Anyone interested in creating a fundamental change for the
future is advised to take the long view – at least longer than the next
school year, or even decade. While it is frustrating how slow (or even
negative) progress has been during the career of activists, the rate of change
amongst humanity has been shocking and unprecedented in the past century. (Add
Stats from Economist “Technology
and the Poor” article and/or from Bruce)
Of particular note is the long historical trend toward more
efficient economic markets. The combination of this with technology has been
very bad for the animals to date, with the “efficiencies” of
factory enclosures and industrial slaughterhouses replacing family farms. Yet
it is inherently inefficient to feed grain to animals so as to eat the animals,
especially with an increasing population. Combine the demand for efficiency
with technology’s advance, and it is unlikely that the agriculture of the
future will remotely resemble that of today’s.
Indeed, looking only at the world a mere 100 years ago,
when even the richest person was worse off than nearly everyone in the U.S.

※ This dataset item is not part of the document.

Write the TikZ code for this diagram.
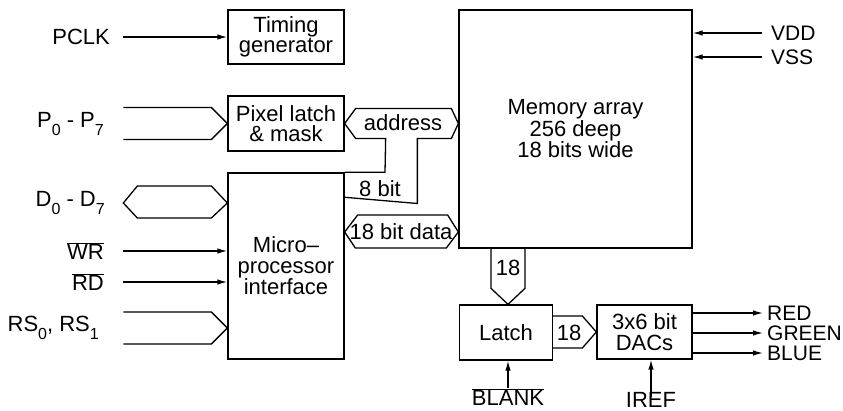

today, shows the folly of trying to predict the world in another hundred years, let alone a
millennia from now!
Along with M.L.K.’s dictum “The arc of history
is long, but bends toward justice,” the acceleration of change in human
civilization makes it seem that there is reason for a great deal of optimism.

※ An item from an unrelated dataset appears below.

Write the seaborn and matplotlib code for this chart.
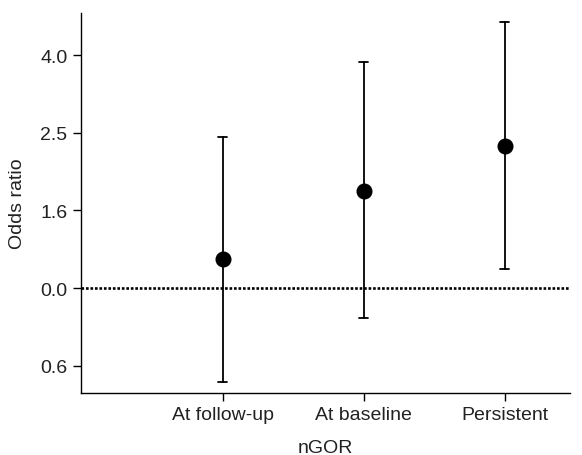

We have the great and singular opportunity to make the Economist’s prediction come true: “Historically, man has
expanded the reach of his ethical calculations, as ignorance and want have
receded, first beyond family and tribe, later beyond religion, race, and
nation. To bring other species more fully into the range of these decisions may
seem unthinkable to moderate opinion now. One day, decades or centuries hence,
it may seem no more than ‘civilized’ behavior requires.”